Sonra ABD’nin öncülük ettiği savaş uçaklarına yedek parça imal etme şansını başarı olarak gördük. Derken F-16’lardan sonra F-35’e parça üretir duruma geldik. Türkiye birden kendini Patriot’suz bir ortamda buldu, S-4400’leri Rusya’dan alınca da F-35 uçaklarına parça imal etmekten alıkonduğu gibi, parasını ödediğimiz, pilotlarını yetişmeleri için ABD’ye gönderdiğimiz F-35’leri de alamaz durumda geldik.

Yandaş basın F-16’ların modernizasyon takımlarını alma olasılığımızı bile dünya liderimizin başarısı olarak görüyor. Oysa son teknoloji ürünü olan ve parasını ödediğimiz F-35 uçaklarını alamıyoruz.

Hani, biz size uçak veririz demişlerdi, biz de gazocağı üretmeye başlamıştık ya.

Şimdi, dünyada en azından ayakta kalmak istiyorsak, silah sanayimizde teknolojik yatırımlardan geri kalmamalıyız.
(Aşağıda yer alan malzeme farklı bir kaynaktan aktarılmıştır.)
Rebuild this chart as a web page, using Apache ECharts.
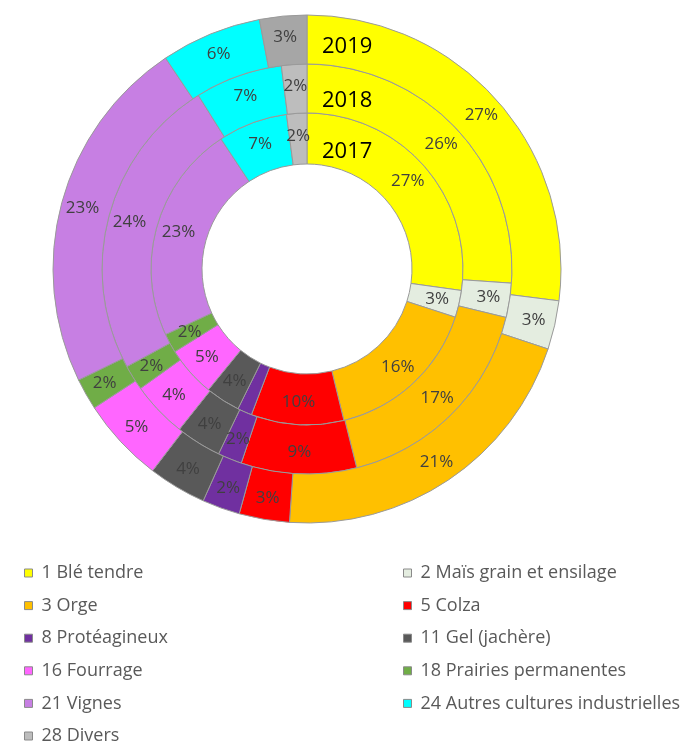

Ancak aradaki fark gittikçe açıldı. Kısa bir özet vereyim:

SIPRI, Stockholm Uluslararası Barış Araştırmaları Enstitüsü 2020 yılı istatistiklerinde, 2020 yılında en yüksek askeri harcama yapan 40 ülkeyi gruplamış. ABD, 778 milyar dolar harcama ile ilk sırada. Çin için 252 milyar dolarlık bir tahminde bulunmuşlar. Hindistan, Rusya ve Bileşik Krallık ile ilk beş ülkenin askeri harcaması 1 trilyon 224 milyar Dolar.
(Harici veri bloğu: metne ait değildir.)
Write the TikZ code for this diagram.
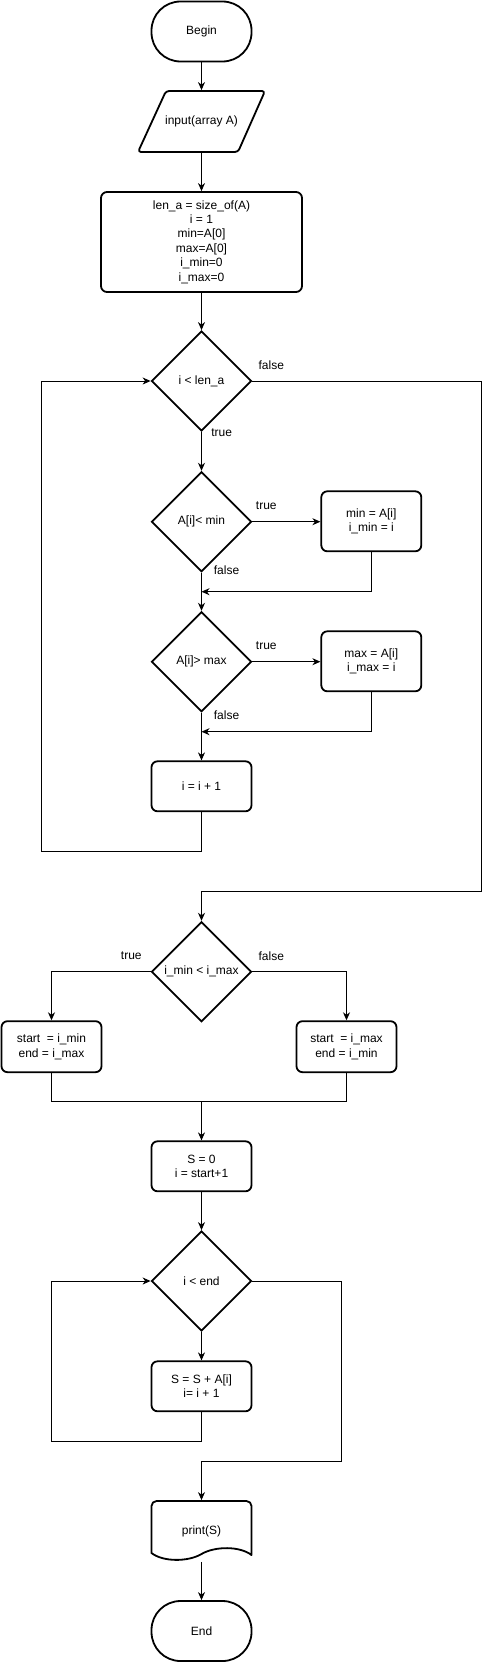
\documentclass[tikz,border=0pt]{standalone}
\usepackage{fontspec}
\setmainfont{Liberation Sans}
\usetikzlibrary{shapes.geometric,arrows.meta}
\begin{document}
\begin{tikzpicture}[x=1pt,y=-1pt,
  every node/.style={font=\fontsize{12}{14.4}\selectfont},
  shp/.style={draw, line width=1.8pt, align=center, inner sep=0pt},
  proc/.style={shp, rectangle, rounded corners=6pt, minimum width=100pt, minimum height=60pt},
  term/.style={shp, rectangle, rounded corners=29pt, minimum width=100pt, minimum height=60pt},
  dec/.style={shp, diamond, minimum width=100pt, minimum height=100pt},
  ghost/.style={rectangle, inner sep=0pt, outer sep=0.9pt, align=center, minimum width=100pt, minimum height=60pt},
  conn/.style={line width=1pt},
  arr/.style={conn, -{Stealth[length=8pt,width=7pt,inset=2.5pt]}},
  lbl/.style={inner sep=0pt},
  outline/.style={line width=1.8pt, line join=round},
]
\useasboundingbox (0,0) rectangle (490,1662);

% nodes
\node[term] (begin) at (201.5,31.5) {Begin};
\node[ghost, minimum height=61pt] (input) at (201.5,121.5) {input(array A)};
\draw[outline, rounded corners=3pt] (166,91) -- (265,91) -- (238,152) -- (138,152) -- cycle;
\node[proc, minimum width=201pt, minimum height=100pt] (init) at (201.5,242)
  {len\_a = size\_of(A)\\ i = 1\\ min=A[0]\\ max=A[0]\\ i\_min=0\\ i\_max=0};
\node[dec] (d1) at (201.5,381) {i < len\_a};
\node[dec] (d2) at (201.5,521.7) {A[i]< min};
\node[proc] (boxmin) at (371.3,521.3) {min = A[i]\\ i\_min = i};
\node[dec] (d3) at (201.5,661.7) {A[i]> max};
\node[proc] (boxmax) at (371.3,661.3) {max = A[i]\\ i\_max = i};
\node[proc, minimum height=50pt] (inc) at (201.5,786.3) {i = i + 1};
\node[dec] (d4) at (201.5,971.7) {i\_min < i\_max};
\node[proc, minimum height=51pt] (lbox) at (51.5,1046.7) {start\ \ = i\_min\\ end = i\_max};
\node[proc, minimum height=51pt] (rbox) at (346.5,1046.7) {start\ \ = i\_max\\ end = i\_min};
\node[proc, minimum height=50pt] (s0) at (201.5,1166.3) {S = 0\\ i = start+1};
\node[dec] (d5) at (201.5,1281) {i < end};
\node[proc, minimum height=50pt] (sum) at (201.5,1386.3) {S = S + A[i]\\ i= i + 1};
\node[ghost] (print) at (201.5,1531) {print(S)};
\draw[outline] (151.5,1553) [rounded corners=5pt]-- (151.5,1501) -- (251.5,1501) -- (251.5,1530) [sharp corners]-- (251.5,1555)
  .. controls (240,1546) and (215,1546) .. (201.5,1554)
  .. controls (188,1562) and (163,1562) .. (151.5,1553) -- cycle;
\node[term] (end) at (201.5,1631) {End};

% labels
\node[lbl] (t1) at (221.7,433) {true};
\node[lbl] (f1) at (271.3,365.7) {false};
\node[lbl] (t2) at (266.3,505.7) {true};
\node[lbl] (f2) at (226.5,570.7) {false};
\node[lbl] (t3) at (266.3,645.7) {true};
\node[lbl] (f3) at (226.5,715.7) {false};
\node[lbl] (t4) at (131.3,955.7) {true};
\node[lbl] (f4) at (271.3,955.7) {false};

% coordinates
\coordinate (j1) at (201.5,591.7);
\coordinate (j2) at (201.5,731.7);
\coordinate (l1a) at (201.5,851);
\coordinate (l1b) at (41.3,381);
\coordinate (r1) at (481.7,381);
\coordinate (r2) at (201.5,891.3);
\coordinate (m) at (201.5,1101);
\coordinate (l2a) at (201.5,1441.3);
\coordinate (l2b) at (51.3,1281);
\coordinate (r3) at (341.3,1281);
\coordinate (r4) at (201.5,1461.3);

% connectors
\draw[arr] (begin) -- (input);
\draw[arr] (input) -- (init);
\draw[arr] (init) -- (d1);
\draw[arr] (d1) -- (d2);
\draw[arr] (d2.east) -- (d2.east -| boxmin.west);
\draw[arr] (boxmin.south) |- (j1);
\draw[arr] (d2) -- (d3);
\draw[arr] (d3.east) -- (d3.east -| boxmax.west);
\draw[arr] (boxmax.south) |- (j2);
\draw[arr] (d3) -- (inc);
\draw[arr] (inc.south) -- (l1a) -| (l1b) -- (d1.west);
\draw[arr] (d1.east) -- (r1) |- (r2) -- (d4);
\draw[arr] (d4.west) -| (lbox.north);
\draw[arr] (d4.east) -| (rbox.north);
\draw[conn] (lbox.south) |- (m) -| (rbox.south);
\draw[arr] (m) -- (s0);
\draw[arr] (s0) -- (d5);
\draw[arr] (d5) -- (sum);
\draw[arr] (sum.south) -- (l2a) -| (l2b) -- (d5.west);
\draw[arr] (d5.east) -- (r3) |- (r4) -- (print.north);
\draw[arr] (print.south) -- (end);
\end{tikzpicture}
\end{document}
Sonraki 10 ülkeyi de ekleyince harcama rakamı 1 trilyon 603 milyar dolar oluyor.

Biz, yani Türkiye 16’ıncı sırada ve harcamamız 17 milyar 700 milyon dolar. Kırkıncı sırada Fas var, onların askeri harcaması yaklaşık 5 milyar dolar.

En fazla askeri harcama yapan 40 ülkenin toplam harcaması 1 trilyon 827 milyar dolar. Tüm dünyadaki harcama tutarı ise 1 trilyon 981 milyar dolar.

O zaman, hemen ilk beş ülkenin askeri harcamalarının dünyadaki payını hatırlatayım; yüzde 62. Bizimki ise yüzde 1,44 kadar.

Dünyadaki güç dengesinde uluslararası ilişkiler, gruplaşmalar, bloklar önemli. Türkiye Orta Doğu’da istenilen hedeflere ulaşamadı ama Batı’dan yapılan telkinlerle giriştiği eylemlerin yarattığı sonuçlardan, herhalde yeterli bir deneyim kazanmıştır.

Komşularla savaşa girişmek, savaşı kendi içinde yaşamak demektir.

Bu ne demek; Türkiye’nin komşularla olan sınırının her iki yakasında da Türkiye Cumhuriyeti vatandaşlarının akrabaları vardı. Suriye’de sınırın öte yanında akrabalarımız var, onların da bu tarafta. Yunanistan’da, Bulgaristan’da, İran’da hatta Ermenistan’da farklı mı?

Barış, sınırlarımızın içinde de dışında da gerekli. Atatürk “Yurtta barış dünyada barış” sözünü boşuna söylemedi.

Ukrayna Rusya savaşına diğer Avrupa ülkelerini katmak için neler yapmıyorlar ki! Bu hafta içinde Polonya’ya bir füze düştü, iki sivil öldü. Rusya yaptı dediler, tüm dünya Rusya’ya yüklendi nerdeyse. Ancak olmadı. Sonra NATO genel sekreteri de füze Ukrayna’nın demek durumunda kaldı, yine de “Bu olayın sorumlusu Rusya, zira Rusya Ukrayna’ya savaş ilan etmeseydi, bu füze atılmayacaktı” dedi.

ABD Yunanistan’a ne yığarsa yığsın, başının çaresine baksın. Ege’de barış, yurtta barış insanımız için olmazsa olmaz bir koşul. Silahlanmadan tasarruf ettiğimiz her kuruş, halkın refahı için kullanılmalı.

Taksim’deki patlama ile yaratılmak istenen korku havası, sadece yandaşları ve milletin parasını yağmalayanları korkutur. Benim düşüncem böyle.